* Task requirements
Wherever the word "matplotlib" appears in the entries, copy the whole line.

--- Task material ---

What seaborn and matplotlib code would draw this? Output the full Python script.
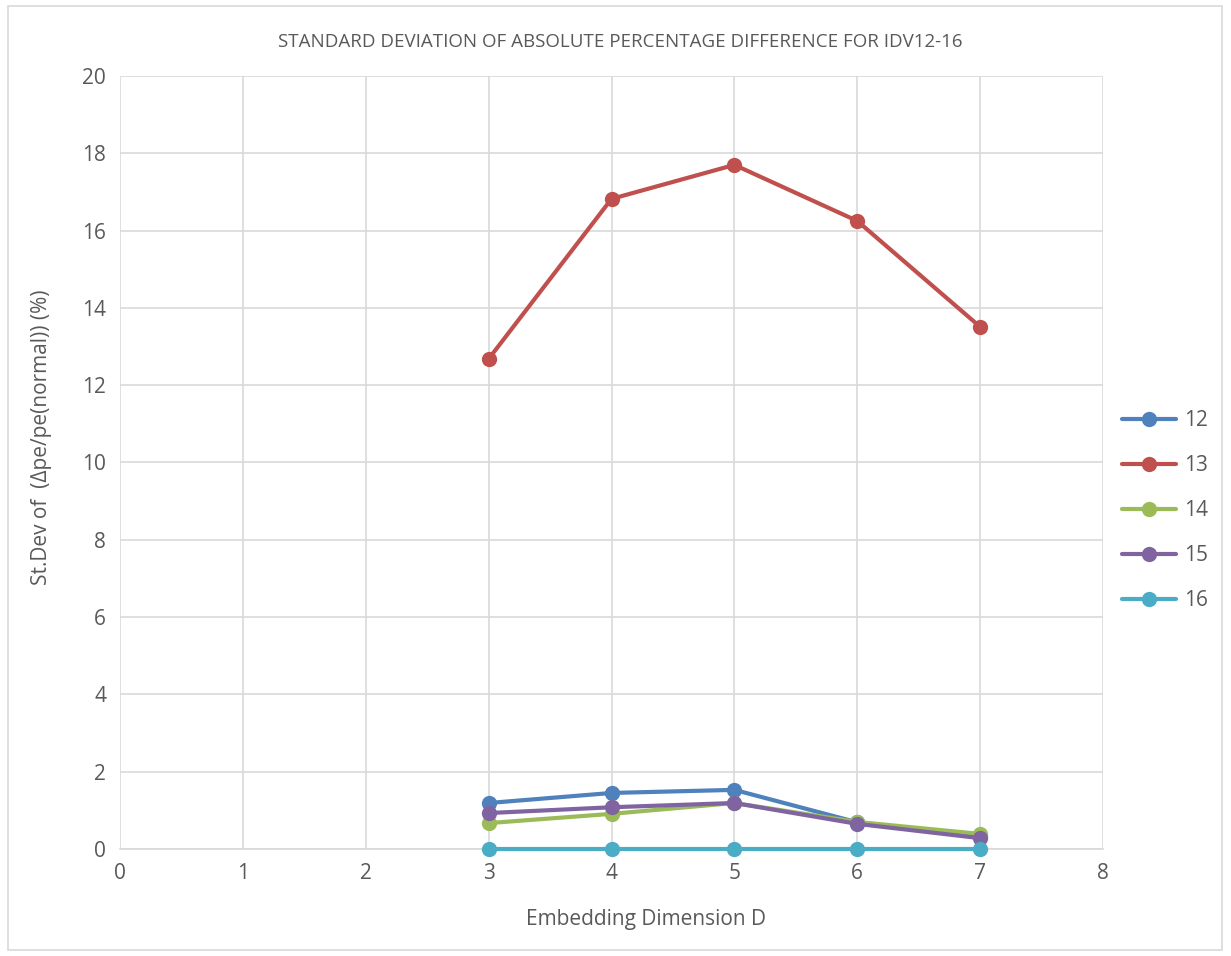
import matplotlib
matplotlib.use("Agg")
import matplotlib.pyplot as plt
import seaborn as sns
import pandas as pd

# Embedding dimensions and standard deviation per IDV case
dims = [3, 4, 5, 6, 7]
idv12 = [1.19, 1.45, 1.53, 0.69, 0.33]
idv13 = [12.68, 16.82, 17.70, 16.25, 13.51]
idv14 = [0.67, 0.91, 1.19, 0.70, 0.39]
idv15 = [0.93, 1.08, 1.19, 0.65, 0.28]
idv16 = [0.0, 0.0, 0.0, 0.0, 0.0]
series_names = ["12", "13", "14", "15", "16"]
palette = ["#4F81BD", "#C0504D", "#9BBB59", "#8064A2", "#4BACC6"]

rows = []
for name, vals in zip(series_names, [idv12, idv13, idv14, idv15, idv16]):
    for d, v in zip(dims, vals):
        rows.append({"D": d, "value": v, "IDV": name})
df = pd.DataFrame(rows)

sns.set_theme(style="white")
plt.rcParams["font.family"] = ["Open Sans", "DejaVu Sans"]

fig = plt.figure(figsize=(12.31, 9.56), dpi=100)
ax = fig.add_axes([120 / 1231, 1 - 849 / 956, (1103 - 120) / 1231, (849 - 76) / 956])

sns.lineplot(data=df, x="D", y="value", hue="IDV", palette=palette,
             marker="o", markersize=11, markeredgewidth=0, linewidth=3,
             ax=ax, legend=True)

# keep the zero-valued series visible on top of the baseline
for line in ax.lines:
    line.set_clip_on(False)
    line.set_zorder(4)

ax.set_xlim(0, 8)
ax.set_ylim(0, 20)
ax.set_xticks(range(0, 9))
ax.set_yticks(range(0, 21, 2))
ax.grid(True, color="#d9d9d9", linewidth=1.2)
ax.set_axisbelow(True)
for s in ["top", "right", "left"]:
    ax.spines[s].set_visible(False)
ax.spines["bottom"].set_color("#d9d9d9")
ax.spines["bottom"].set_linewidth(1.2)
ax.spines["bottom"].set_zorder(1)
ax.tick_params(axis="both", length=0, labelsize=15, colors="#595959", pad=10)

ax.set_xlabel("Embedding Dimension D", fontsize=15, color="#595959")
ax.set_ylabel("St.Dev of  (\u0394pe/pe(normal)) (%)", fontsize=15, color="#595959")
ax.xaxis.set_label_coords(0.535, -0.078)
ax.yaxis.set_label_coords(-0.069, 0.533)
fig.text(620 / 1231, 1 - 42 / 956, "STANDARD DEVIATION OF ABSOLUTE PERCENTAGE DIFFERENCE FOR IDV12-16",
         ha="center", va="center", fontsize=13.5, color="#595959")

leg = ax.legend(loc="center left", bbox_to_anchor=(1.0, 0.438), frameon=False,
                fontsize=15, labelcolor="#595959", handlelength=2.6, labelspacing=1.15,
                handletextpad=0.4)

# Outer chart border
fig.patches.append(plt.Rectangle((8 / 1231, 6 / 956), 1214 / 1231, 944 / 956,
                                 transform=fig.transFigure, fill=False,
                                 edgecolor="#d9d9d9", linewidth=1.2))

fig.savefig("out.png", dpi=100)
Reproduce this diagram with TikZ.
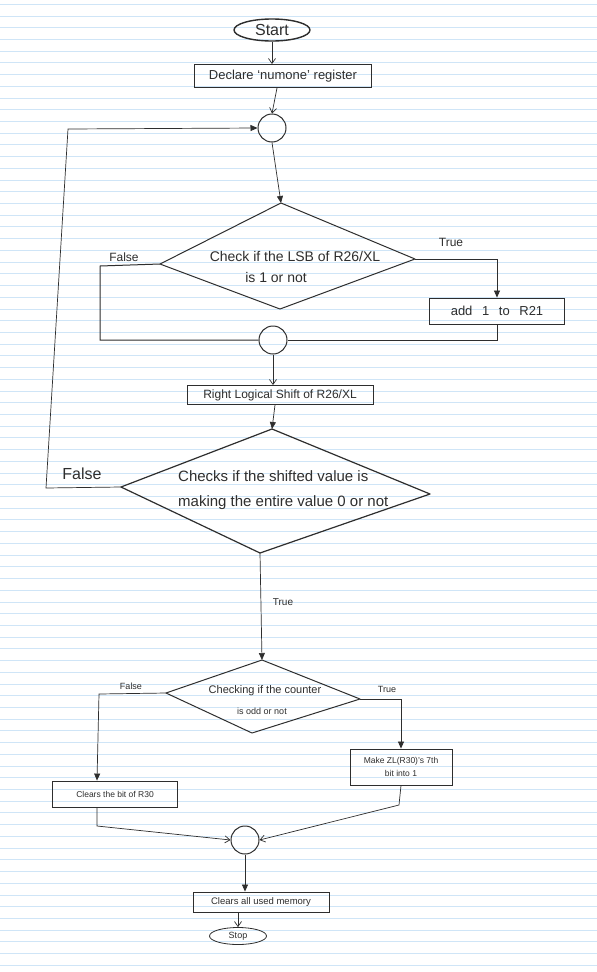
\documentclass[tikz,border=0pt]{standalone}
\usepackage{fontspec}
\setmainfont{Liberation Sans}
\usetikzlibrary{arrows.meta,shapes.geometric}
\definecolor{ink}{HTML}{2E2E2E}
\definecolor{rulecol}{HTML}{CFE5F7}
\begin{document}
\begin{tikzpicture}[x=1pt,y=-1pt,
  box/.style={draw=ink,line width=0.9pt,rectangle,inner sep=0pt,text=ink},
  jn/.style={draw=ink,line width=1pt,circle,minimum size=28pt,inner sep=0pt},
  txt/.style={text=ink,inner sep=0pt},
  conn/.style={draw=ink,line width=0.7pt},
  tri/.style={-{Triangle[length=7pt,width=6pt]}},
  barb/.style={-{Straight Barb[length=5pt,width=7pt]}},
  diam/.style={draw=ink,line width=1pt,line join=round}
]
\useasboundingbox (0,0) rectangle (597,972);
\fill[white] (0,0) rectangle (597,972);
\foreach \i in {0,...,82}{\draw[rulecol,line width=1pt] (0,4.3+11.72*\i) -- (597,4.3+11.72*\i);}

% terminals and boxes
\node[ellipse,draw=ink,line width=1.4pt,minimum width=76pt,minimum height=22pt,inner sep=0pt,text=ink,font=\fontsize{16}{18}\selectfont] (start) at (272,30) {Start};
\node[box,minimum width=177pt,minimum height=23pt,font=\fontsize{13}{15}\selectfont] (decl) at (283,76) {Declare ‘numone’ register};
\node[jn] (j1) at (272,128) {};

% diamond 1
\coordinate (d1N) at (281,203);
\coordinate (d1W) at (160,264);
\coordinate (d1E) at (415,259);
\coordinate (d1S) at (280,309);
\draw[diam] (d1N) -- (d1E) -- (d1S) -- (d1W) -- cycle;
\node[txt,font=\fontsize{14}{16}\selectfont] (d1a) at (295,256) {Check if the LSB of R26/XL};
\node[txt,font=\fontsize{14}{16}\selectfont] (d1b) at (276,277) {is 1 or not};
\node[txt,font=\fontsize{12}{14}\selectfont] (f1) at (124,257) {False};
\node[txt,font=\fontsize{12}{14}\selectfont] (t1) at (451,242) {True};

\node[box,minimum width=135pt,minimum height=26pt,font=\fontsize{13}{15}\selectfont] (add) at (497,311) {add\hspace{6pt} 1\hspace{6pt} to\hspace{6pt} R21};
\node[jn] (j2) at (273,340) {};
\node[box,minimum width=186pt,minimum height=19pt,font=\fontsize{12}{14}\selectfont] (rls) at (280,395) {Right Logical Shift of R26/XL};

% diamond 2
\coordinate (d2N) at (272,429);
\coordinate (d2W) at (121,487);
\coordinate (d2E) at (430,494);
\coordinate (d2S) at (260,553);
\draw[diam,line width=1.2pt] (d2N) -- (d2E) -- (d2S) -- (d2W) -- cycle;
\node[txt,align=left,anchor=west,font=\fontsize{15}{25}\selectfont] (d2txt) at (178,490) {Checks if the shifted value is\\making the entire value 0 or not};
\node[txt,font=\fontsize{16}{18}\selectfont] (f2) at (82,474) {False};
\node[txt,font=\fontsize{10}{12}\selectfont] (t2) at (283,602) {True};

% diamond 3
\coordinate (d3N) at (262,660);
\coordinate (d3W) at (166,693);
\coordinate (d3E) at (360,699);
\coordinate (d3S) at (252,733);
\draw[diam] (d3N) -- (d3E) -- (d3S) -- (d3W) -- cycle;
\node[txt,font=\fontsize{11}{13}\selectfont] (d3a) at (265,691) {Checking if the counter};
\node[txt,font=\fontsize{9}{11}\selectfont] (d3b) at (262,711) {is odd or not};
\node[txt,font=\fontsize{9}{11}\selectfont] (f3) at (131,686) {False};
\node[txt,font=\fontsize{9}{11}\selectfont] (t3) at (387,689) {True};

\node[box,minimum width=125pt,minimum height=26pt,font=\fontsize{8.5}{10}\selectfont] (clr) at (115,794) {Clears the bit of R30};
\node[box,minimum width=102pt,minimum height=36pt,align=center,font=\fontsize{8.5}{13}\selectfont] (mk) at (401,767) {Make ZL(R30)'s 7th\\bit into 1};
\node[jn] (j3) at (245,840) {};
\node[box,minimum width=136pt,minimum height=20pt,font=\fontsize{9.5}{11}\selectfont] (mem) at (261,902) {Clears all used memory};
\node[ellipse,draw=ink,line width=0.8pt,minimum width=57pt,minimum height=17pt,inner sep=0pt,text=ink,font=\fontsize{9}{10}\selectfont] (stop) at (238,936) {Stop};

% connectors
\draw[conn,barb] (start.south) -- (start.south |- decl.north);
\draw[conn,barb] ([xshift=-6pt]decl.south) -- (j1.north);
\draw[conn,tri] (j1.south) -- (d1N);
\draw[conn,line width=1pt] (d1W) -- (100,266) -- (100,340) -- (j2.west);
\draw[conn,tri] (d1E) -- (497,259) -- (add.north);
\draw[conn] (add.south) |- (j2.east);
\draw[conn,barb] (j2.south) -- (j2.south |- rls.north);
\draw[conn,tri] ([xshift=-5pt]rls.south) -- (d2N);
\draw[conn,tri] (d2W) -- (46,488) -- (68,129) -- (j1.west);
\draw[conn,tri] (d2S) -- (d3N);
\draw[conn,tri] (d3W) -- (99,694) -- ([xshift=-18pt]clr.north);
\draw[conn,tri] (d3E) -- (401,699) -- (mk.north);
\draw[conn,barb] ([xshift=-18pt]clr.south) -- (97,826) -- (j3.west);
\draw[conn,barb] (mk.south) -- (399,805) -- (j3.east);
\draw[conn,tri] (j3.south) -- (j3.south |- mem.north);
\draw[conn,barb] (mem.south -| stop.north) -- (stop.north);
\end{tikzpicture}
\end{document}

---

* Final result
What seaborn and matplotlib code would draw this? Output the full Python script.
import matplotlib
matplotlib.use("Agg")
import matplotlib.pyplot as plt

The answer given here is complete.